La oración es el corazón de la vida de la Comunidad de Sant’Egidio, su primera “obra”. Cuando termina el día todas las Comunidades, tanto si son grandes como si son pequeñas, se reúnen alrededor del Señor para escuchar su Palabra y dirigirse a Él en su invocación. Los discípulos no pueden sino estar a los pies de Jesús, como María de Betania, para elegir la “mejor parte” (Lc 10,42) y aprender de Él sus mismos sentimientos (cfr. Flp 2,5).

Siempre que la Comunidad vuelve al Señor, hace suya la súplica del discípulo anónimo: “¡Señor, enséñanos a orar” (Lc 11,1). Y Jesús, maestro de oración, continúa contestando: “Cuando oréis, decid: Abbá, Padre”.

Cuando oramos, aunque lo hagamos dentro de nuestro corazón, nunca estamos aislados ni somos huérfanos, porque somos en todo momento miembros de la familia del Señor. En la oración común se ve claramente, además del misterio de la filiación, el de la fraternidad.

Las Comunidades de Sant'Egidio que hay por el mundo se reúnen en los distintos lugares que destinan a la oración y presentan al Señor las esperanzas y los dolores de los hombres y mujeres “vejados y abatidos” de los que habla el Evangelio (Mt 9,37).

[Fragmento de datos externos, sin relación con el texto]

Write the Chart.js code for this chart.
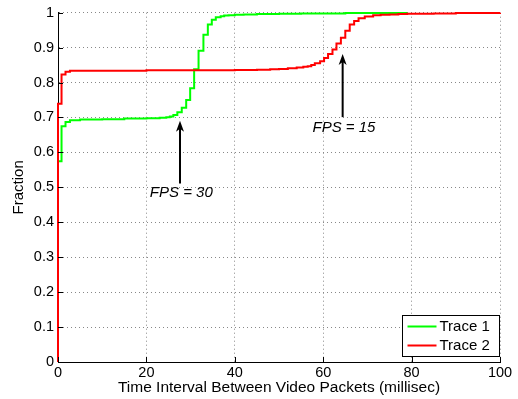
<!DOCTYPE html>
<html>
<head>
<meta charset="utf-8">
<script src="https://cdn.jsdelivr.net/npm/chart.js@4/dist/chart.umd.min.js"></script>
<style>
  html, body { margin: 0; padding: 0; background: #fff; }
  #wrap { width: 518px; height: 399px; }
</style>
</head>
<body>
<div id="wrap"><canvas id="cdf" width="518" height="399"></canvas></div>
<script>
// Empirical CDFs of inter-packet time (ms) for two video traces
const trace1Ms = [0, 0, 0.8, 1.7, 2.7, 5, 10, 15, 20, 23, 24.5, 25.3, 26.1, 27, 28, 29, 29.9, 30.8, 31.8, 32.9, 33.9, 34.8, 35.7, 36.8, 37.6, 38.6, 40, 42, 45, 50, 55, 65, 79];
const trace1Frac = [0, 0.575, 0.675, 0.687, 0.692, 0.694, 0.695, 0.697, 0.698, 0.699, 0.701, 0.703, 0.707, 0.715, 0.728, 0.75, 0.784, 0.838, 0.891, 0.937, 0.966, 0.98, 0.987, 0.99, 0.992, 0.993, 0.994, 0.995, 0.996, 0.997, 0.998, 0.999, 1];

const trace2Ms = [0, 0, 0.8, 1.7, 2.7, 20, 30, 40, 45, 48, 50, 52, 54, 55.5, 56.5, 57.3, 58.1, 59.3, 60.2, 61.1, 62.1, 63, 64, 65, 66, 67, 68, 69.4, 71.3, 73, 75, 77, 79, 85, 90, 100];
const trace2Frac = [0, 0.739, 0.823, 0.831, 0.834, 0.835, 0.8355, 0.836, 0.837, 0.838, 0.839, 0.841, 0.843, 0.845, 0.847, 0.85, 0.855, 0.861, 0.87, 0.882, 0.895, 0.912, 0.928, 0.948, 0.966, 0.976, 0.984, 0.989, 0.993, 0.994, 0.995, 0.996, 0.997, 0.998, 0.999, 1];

const seriesNames = ['Trace 1', 'Trace 2'];
const seriesColors = ['#00ff00', '#ff0000'];

const xTicks = [0, 20, 40, 60, 80, 100];
const yTicks = [0, 0.1, 0.2, 0.3, 0.4, 0.5, 0.6, 0.7, 0.8, 0.9, 1];

// Callouts: label, arrow x (ms), arrow tip / tail (fraction), label position
const calloutText = ['FPS = 30', 'FPS = 15'];
const calloutX = [27.6, 64.4];
const calloutTip = [0.691, 0.882];
const calloutTail = [0.511, 0.701];
const calloutLabelX = [27.9, 64.7];
const calloutLabelY = [0.483, 0.671];

const FONT = "'Liberation Sans', Arial, Helvetica, sans-serif";

const toPoints = (xs, ys) => xs.map((x, i) => ({ x: x, y: ys[i] }));

// Inward tick marks on the left and bottom axes
const innerTicks = {
  id: 'innerTicks',
  afterDatasetsDraw(chart) {
    const { ctx, chartArea: a, scales: { x, y } } = chart;
    ctx.save();
    ctx.strokeStyle = '#000';
    ctx.lineWidth = 1;
    ctx.beginPath();
    xTicks.forEach(v => {
      const px = Math.round(x.getPixelForValue(v)) + 0.5;
      ctx.moveTo(px, a.bottom);
      ctx.lineTo(px, a.bottom - 5);
    });
    yTicks.forEach(v => {
      const py = Math.round(y.getPixelForValue(v)) + 0.5;
      ctx.moveTo(a.left, py);
      ctx.lineTo(a.left + 5, py);
    });
    ctx.stroke();
    ctx.restore();
  }
};

// Arrows with labels pointing at the frame-rate knees
const callouts = {
  id: 'callouts',
  afterDatasetsDraw(chart) {
    const { ctx, scales: { x, y } } = chart;
    ctx.save();
    ctx.strokeStyle = '#000';
    ctx.fillStyle = '#000';
    ctx.lineWidth = 2;
    calloutText.forEach((t, i) => {
      const px = x.getPixelForValue(calloutX[i]);
      const tip = y.getPixelForValue(calloutTip[i]);
      const tail = y.getPixelForValue(calloutTail[i]);
      ctx.beginPath();
      ctx.moveTo(px, tail);
      ctx.lineTo(px, tip + 6);
      ctx.stroke();
      ctx.beginPath();
      ctx.moveTo(px, tip);
      ctx.lineTo(px - 4, tip + 11);
      ctx.lineTo(px, tip + 8);
      ctx.lineTo(px + 4, tip + 11);
      ctx.closePath();
      ctx.fill();
      ctx.font = 'italic 15px ' + FONT;
      ctx.textAlign = 'center';
      ctx.textBaseline = 'middle';
      ctx.fillText(t, x.getPixelForValue(calloutLabelX[i]), y.getPixelForValue(calloutLabelY[i]));
    });
    ctx.restore();
  }
};

// Boxed legend in the lower-right corner of the plot area
const boxLegend = {
  id: 'boxLegend',
  afterDraw(chart) {
    const { ctx, chartArea: a } = chart;
    const bx = Math.round(a.right - 98) + 0.5;
    const by = Math.round(a.bottom - 47) + 0.5;
    const bw = 97, bh = 41;
    ctx.save();
    ctx.fillStyle = '#fff';
    ctx.fillRect(bx, by, bw, bh);
    ctx.strokeStyle = '#000';
    ctx.lineWidth = 1;
    ctx.strokeRect(bx, by, bw, bh);
    ctx.font = '15px ' + FONT;
    ctx.textAlign = 'left';
    ctx.textBaseline = 'middle';
    seriesNames.forEach((name, i) => {
      const ly = by + 11 + i * 19;
      ctx.strokeStyle = seriesColors[i];
      ctx.lineWidth = 2;
      ctx.beginPath();
      ctx.moveTo(bx + 5, ly);
      ctx.lineTo(bx + 34, ly);
      ctx.stroke();
      ctx.fillStyle = '#000';
      ctx.fillText(name, bx + 37, ly);
    });
    ctx.restore();
  }
};

const gridStyle = { color: '#888', lineWidth: 1, drawTicks: false };
const borderStyle = { display: true, color: '#000', width: 1, dash: [1, 3] };

new Chart(document.getElementById('cdf'), {
  type: 'line',
  data: {
    datasets: [
      {
        label: seriesNames[0],
        data: toPoints(trace1Ms, trace1Frac),
        borderColor: seriesColors[0],
        borderWidth: 2,
        stepped: true,
        pointRadius: 0,
        fill: false,
        clip: false,
        order: 2
      },
      {
        label: seriesNames[1],
        data: toPoints(trace2Ms, trace2Frac),
        borderColor: seriesColors[1],
        borderWidth: 2,
        stepped: true,
        pointRadius: 0,
        fill: false,
        clip: false,
        order: 1
      }
    ]
  },
  options: {
    responsive: false,
    animation: false,
    devicePixelRatio: 1,
    layout: { padding: { top: 12, right: 18, left: 0, bottom: 0 } },
    plugins: { legend: { display: false }, tooltip: { enabled: false } },
    scales: {
      x: {
        type: 'linear',
        min: 0,
        max: 100,
        afterBuildTicks: s => { s.ticks = xTicks.map(v => ({ value: v })); },
        afterFit: s => { s.height = 37; },
        ticks: { color: '#000', font: { family: FONT, size: 14.5 }, padding: 2, maxRotation: 0 },
        grid: gridStyle,
        border: borderStyle,
        title: {
          display: true,
          text: 'Time Interval Between Video Packets (millisec)',
          color: '#000',
          font: { family: FONT, size: 15.5 },
          padding: { top: 0, bottom: 2 }
        }
      },
      y: {
        type: 'linear',
        min: 0,
        max: 1,
        afterBuildTicks: s => { s.ticks = yTicks.map(v => ({ value: v })); },
        afterFit: s => { s.width = 58; },
        ticks: {
          color: '#000',
          font: { family: FONT, size: 14.5 },
          padding: 4,
          callback: v => String(Number(v.toFixed(1)))
        },
        grid: gridStyle,
        border: borderStyle,
        title: {
          display: true,
          text: 'Fraction',
          color: '#000',
          font: { family: FONT, size: 15 },
          padding: { top: 10, bottom: 0 }
        }
      }
    }
  },
  plugins: [innerTicks, callouts, boxLegend]
});
</script>
</body>
</html>
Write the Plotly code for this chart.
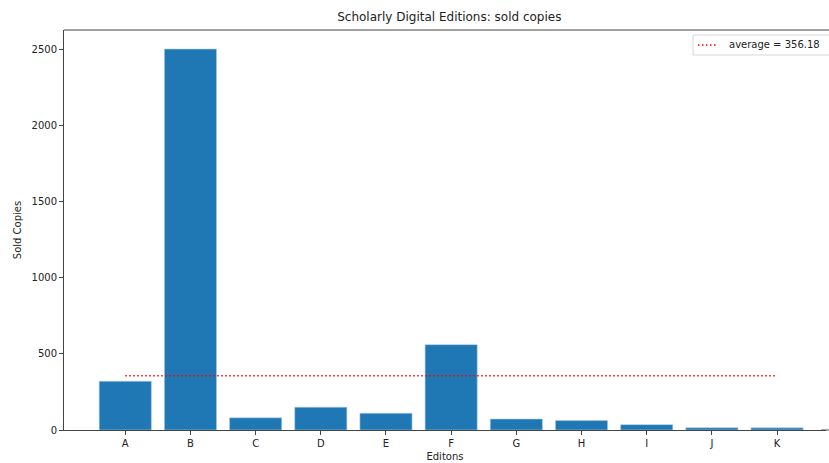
import plotly.graph_objects as go

categories = ["A", "B", "C", "D", "E", "F", "G", "H", "I", "J", "K"]
sold_copies = [320, 2500, 80, 150, 110, 560, 72, 62, 35, 15, 14]
average_value = 356.18
y_ticks = [0, 500, 1000, 1500, 2000, 2500]
legend_label = "average = %.2f" % average_value

fig = go.Figure()
fig.add_trace(go.Bar(
    x=categories, y=sold_copies, width=0.8,
    marker=dict(color="#1f77b4", line=dict(color="#aecde6", width=0.6)),
    showlegend=False,
))
fig.add_trace(go.Scatter(
    x=[categories[0], categories[-1]], y=[average_value, average_value],
    mode="lines", line=dict(color="#ff0000", width=1.5, dash="1.5px,2.5px"),
    name=legend_label, showlegend=False,
))

def px_x(p):
    return (p - 64) / 765.0

def px_y(p):
    return (430 - p) / 400.0

shapes = [
    dict(type="line", xref="paper", yref="paper", x0=0, x1=1.02, y0=1, y1=1,
         line=dict(color="#444", width=1)),
    dict(type="line", xref="paper", yref="paper", x0=0.99, x1=1.02, y0=0, y1=0,
         line=dict(color="#444", width=1)),
    dict(type="rect", xref="paper", yref="paper", x0=px_x(693), x1=px_x(845),
         y0=px_y(55), y1=px_y(35), fillcolor="rgba(255,255,255,0.8)",
         line=dict(color="#d6d6d6", width=1), layer="above"),
    dict(type="line", xref="paper", yref="paper", x0=px_x(698), x1=px_x(718),
         y0=px_y(45), y1=px_y(45), line=dict(color="#ff0000", width=1.5, dash="1.5px,2.5px"),
         layer="above"),
]

fig.update_layout(
    width=829, height=463, autosize=False,
    margin=dict(l=64, r=0, t=30, b=33),
    paper_bgcolor="white", plot_bgcolor="white",
    font=dict(family="DejaVu Sans", size=10, color="#222"),
    title=dict(text="Scholarly Digital Editions: sold copies", x=0.542, xanchor="center",
               y=0.963, yanchor="middle", font=dict(size=12, color="#222")),
    bargap=0.2,
    showlegend=False,
    shapes=shapes,
    annotations=[dict(text=legend_label, xref="paper", yref="paper",
                      x=px_x(727), y=px_y(45), xanchor="left", yanchor="middle",
                      showarrow=False, font=dict(size=10, color="#222"))],
)
fig.update_xaxes(
    domain=[0, 0.996],
    range=[-0.94, 10.75], showgrid=False, zeroline=False,
    showline=True, linecolor="#444", linewidth=1, mirror=False,
    ticks="outside", ticklen=4, tickcolor="#444",
    title=dict(text="Editons", font=dict(size=10), standoff=4),
    tickfont=dict(size=10),
)
fig.update_yaxes(
    range=[0, 2625], showgrid=False, zeroline=False,
    showline=True, linecolor="#444", linewidth=1, mirror=False,
    ticks="outside", ticklen=4, tickcolor="#444",
    tickvals=y_ticks, ticktext=[str(v) for v in y_ticks],
    title=dict(text="Sold Copies", font=dict(size=10), standoff=8),
    tickfont=dict(size=10),
)

fig.write_html("out.html")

En aquella gente de entonces se incluyen los habitantes de las ciudades contemporáneas, los pobres que son marginados de la vida, todos aquellos que esperan que alguien les contrate (cfr. Mt 20).

La oración común recoge el grito, la aspiración, el deseo de paz, de curación, de sentido de la vida y de salvación que hay en los hombres y las mujeres de este mundo. La oración nunca es vacía. Sube incesante al Señor para que el llanto se transforme en alegría, la desesperación en felicidad, la angustia en esperanza y la soledad en comunión. Y para que el Reino de Dios llegue pronto a los hombres.